Opinion: Rocky times ahead in South China Sea

BEIJING, China — Long-simmering political disputes in the South China Sea — an oil-rich area claimed by six Asian nations — are beginning to boil over into
real conflict.

Over the past month, the number and intensity of nautical clashes between China and other players such as Vietnam and the Philippines have soared, unleashing deeply-held tensions that threaten to turn the region into a ticking time-bomb.

Ongoing disputes culminated recently in a series of dramatic events.

In late May, Chinese patrol boats slashed a research cable laid by a Vietnamese seismic survey ship only 75 miles from the Vietnamese coast. Just a few weeks later, Chinese patrols rammed into a Vietnamese energy exploration vessel. In response, both Vietnam and China have stepped up military activities in the sea, engaging in live fire drills and large-scale naval exercises, as well as a diplomatic war of words.

So deep is the hostility that Vietnam has allowed street protests — rare in the tightly-controlled Communist nation — permitting hundreds to demonstrate outside the Chinese embassy in Hanoi for a fourth week.

These tensions mirror recent events in the Philippines.

There, President Benigno Aquino has accused China of firing on a Filipino vessel, attacking a number of fishing trawlers, and violating the country’s nautical exclusion zone. In this context, Aquino has openly called for security reassurances from the United States; indeed, the U.S. 7th Fleet as of last week is conducting joint naval exercises with the implied point of reinforcing the Philippines’ capability to guard against China’s new assertiveness.
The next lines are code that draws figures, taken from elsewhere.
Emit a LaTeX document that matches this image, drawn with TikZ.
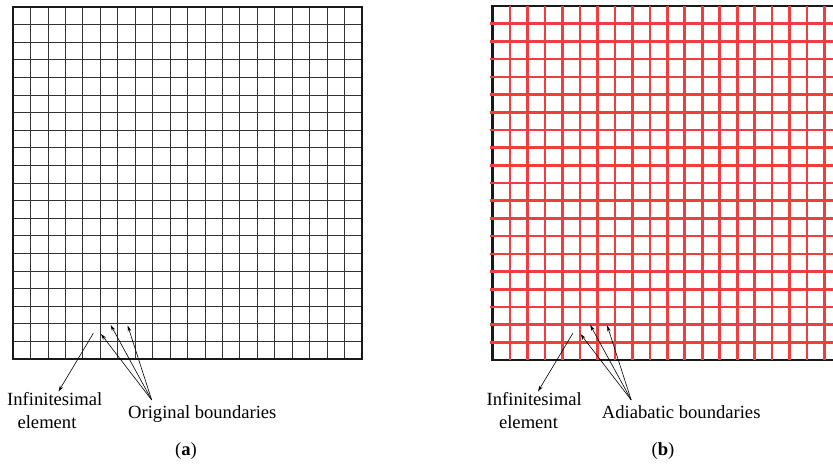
\documentclass[tikz,border=0pt]{standalone}
\usepackage{fontspec}
\setmainfont{Liberation Serif}
\usetikzlibrary{arrows.meta}
\definecolor{gridred}{RGB}{238,62,62}
\tikzset{
  thingrid/.style={line width=0.8pt, black!80},
  redgrid/.style={line width=2.6pt, gridred},
  frame/.style={line width=2.2pt, black!90},
  lbl/.style={inner sep=0pt, font=\fontsize{18.6pt}{23pt}\selectfont},
  ptr/.style={line width=0.6pt, -{Stealth[length=6pt,width=3.6pt]}},
}
\begin{document}
\begin{tikzpicture}[x=1pt,y=-1pt]
\useasboundingbox (0,0) rectangle (833,464);
% ---------- (a) grid ----------
\foreach \i in {1,...,19} {
  \draw[thingrid] ({13+\i*17.45},7) -- ({13+\i*17.45},359);
  \draw[thingrid] (13,{7+\i*17.6}) -- (362,{7+\i*17.6});
}
\draw[frame] (13,7) rectangle (362,359);
% ---------- (b) grid ----------
\begin{scope}
  \clip (0,0) rectangle (833,464);
  \draw[frame] (492.5,6) rectangle (842,360);
  \foreach \i in {1,...,19} {
    \draw[redgrid] ({492.5+\i*17.48},6) -- ({492.5+\i*17.48},360);
    \draw[redgrid] (490,{6+\i*17.7}) -- (845,{6+\i*17.7});
  }
\end{scope}
% ---------- (a) labels ----------
\node[lbl, anchor=base west] (infa1) at (7,405) {Infinitesimal};
\node[lbl, anchor=base] (infa2) at (47,428) {element};
\node[lbl, anchor=base west] (origb) at (128,418) {Original boundaries};
\node[lbl, anchor=base] (capa) at (186,455) {(\textbf{a})};
\coordinate (ea) at (93.3,333.3);
\coordinate (eta) at (58.5,391.5);
\draw[ptr] (ea) -- (eta);
\coordinate (oa) at (151.7,400);
\coordinate (ta1) at (101,334);
\coordinate (ta2) at (110.7,325);
\coordinate (ta3) at (127.7,325.5);
\draw[ptr] (oa) -- (ta1);
\draw[ptr] (oa) -- (ta2);
\draw[ptr] (oa) -- (ta3);
% ---------- (b) labels ----------
\node[lbl, anchor=base west] (infb1) at (486.5,405) {Infinitesimal};
\node[lbl, anchor=base] (infb2) at (528.5,428) {element};
\node[lbl, anchor=base west] (adib) at (601.7,418) {Adiabatic boundaries};
\node[lbl, anchor=base] (capb) at (663,455) {(\textbf{b})};
\coordinate (eb) at (572.8,333.3);
\coordinate (etb) at (538,391.5);
\draw[ptr] (eb) -- (etb);
\coordinate (ob) at (631.2,400);
\coordinate (tb1) at (580.5,334);
\coordinate (tb2) at (590.2,325);
\coordinate (tb3) at (607.2,325.5);
\draw[ptr] (ob) -- (tb1);
\draw[ptr] (ob) -- (tb2);
\draw[ptr] (ob) -- (tb3);
\end{tikzpicture}
\end{document}
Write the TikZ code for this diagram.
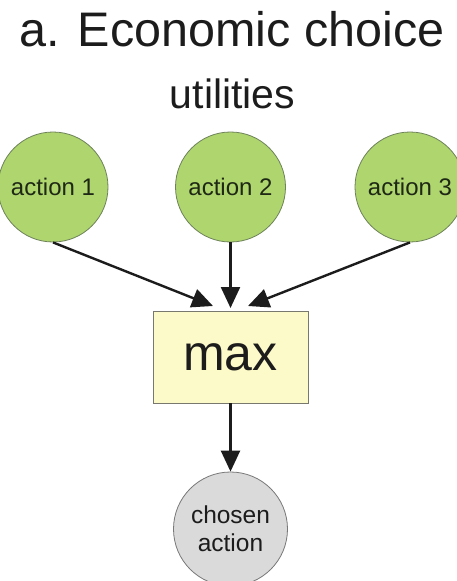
\documentclass[tikz,border=0pt]{standalone}
\usepackage{fontspec}
\setmainfont{Liberation Sans}
\usetikzlibrary{arrows.meta}
\definecolor{actgreen}{RGB}{174,213,110}
\definecolor{maxyellow}{RGB}{252,250,200}
\definecolor{chosengray}{RGB}{218,218,218}
\definecolor{txt}{RGB}{28,28,28}
\definecolor{acttxt}{RGB}{30,40,20}
\begin{document}
\begin{tikzpicture}[x=1pt,y=-1pt,
  actnode/.style={circle,draw={rgb,255:red,110;green,130;blue,90},line width=0.8pt,fill=actgreen,minimum size=110pt,inner sep=0pt,text=acttxt,font=\fontsize{24}{27}\selectfont},
  maxnode/.style={rectangle,draw={rgb,255:red,120;green,120;blue,110},line width=0.8pt,fill=maxyellow,minimum width=155pt,minimum height=92pt,inner sep=0pt,text=txt,font=\fontsize{50}{56}\selectfont},
  chosennode/.style={circle,draw={rgb,255:red,120;green,120;blue,120},line width=0.8pt,fill=chosengray,minimum size=114pt,inner sep=0pt,text=txt,align=center,font=\fontsize{24.5}{28}\selectfont},
  conn/.style={line width=2.4pt,draw=txt,-{Triangle[length=21pt,width=19pt]}},
  titletext/.style={text=txt,inner sep=0pt}
]
\useasboundingbox (0,0) rectangle (456,581);
\node[titletext,font=\fontsize{48.5}{54}\selectfont] (title) at (232,29) {a. Economic choice};
\node[titletext,font=\fontsize{41}{46}\selectfont] (util) at (232.5,94) {utilities};
\node[actnode] (a1) at (53,187) {action 1};
\node[actnode] (a2) at (230.5,187) {action 2};
\node[actnode] (a3) at (410,187) {action 3};
\node[maxnode] (max) at (230.5,357) {max};
\node[chosennode] (ch) at (230.5,529) {chosen\\action};
\coordinate (t1) at (213,306);
\coordinate (t2) at (230.5,308);
\coordinate (t3) at (248,306);
\draw[conn] (a1.south) -- (t1);
\draw[conn] (a2.south) -- (t2);
\draw[conn] (a3.south) -- (t3);
\draw[conn] (max.south) -- (ch.north);
\end{tikzpicture}
\end{document}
China would prefer to solve its disputes one-on-one with its smaller neighbors, and hates American meddling in the region. As Southeast Asian nations run to the United States for assistance, Beijing increasingly fears that America aims to encircle China militarily and diplomatically. A joint statement by the U.S. and Vietnam calling for freedom of navigation has redoubled Beijing’s alarm. In response, China is signaling to its Southeast Asian neighbors that U.S. support can’t force Beijing to back down, while all players remain determined not to retreat on territorial claims.

These conflicts underscore the dangers of today’s highly charged environment, in which vessels with military capabilities ignore each other’s signals and engage in provocative actions. Competing claims over islands in the region have already led to violent conflict between Vietnam and China in 1974 and again in 1988. Given the nationalist sentiment underlying all parties’ claims in the South China Sea, future incidents would be extraordinarily difficult to de-escalate.

Although China and Vietnam this weekend reaffirmed their mutual support for the China-ASEAN Declaration of Conduct (DOC), which rejects the use of force in the South China Sea, such rhetoric must be matched by actions on the ground.

Despite Beijing’s high-level conciliatory overtures, with President Hu Jintao calling for a “harmonious Asia” and dispatching envoys to reassure several of China’s ASEAN neighbors, Chinese patrol boats have continued to harass Vietnamese and Filipino energy vessels. These are precisely the type of actions proscribed by the DOC. Adding fuel to the fire is the growing militarization of the region as countries boost spending on new warships and submarines, sparking an arms race.

If the region wants to avoid locking into a dangerous game of clashes, grand rhetorical gestures are not enough. Countries must match words with action and suspend patrol activities in disputed areas until a true return to the DOC can be realized. In particular, China must clarify its sweeping and ambiguous territorial claims in the region, and ground these claims in the United Nations Convention on the Law of the Sea.

This month’s ASEAN Regional Forum offers a golden opportunity for the parties involved to take concrete steps toward implementation of the DOC.

Joint exercises between countries in the South China Sea should be expanded. And all parties should agree to specific steps to help actors on the ground ease tensions in the event of a clash. If this chance to set a constructive path forward is not taken, further clashes in the South China Sea may well escalate into open conflict.

Stephanie T. Kleine-Ahlbrandt is the Northeast Asia Director of the International Crisis Group. She is based in Beijing.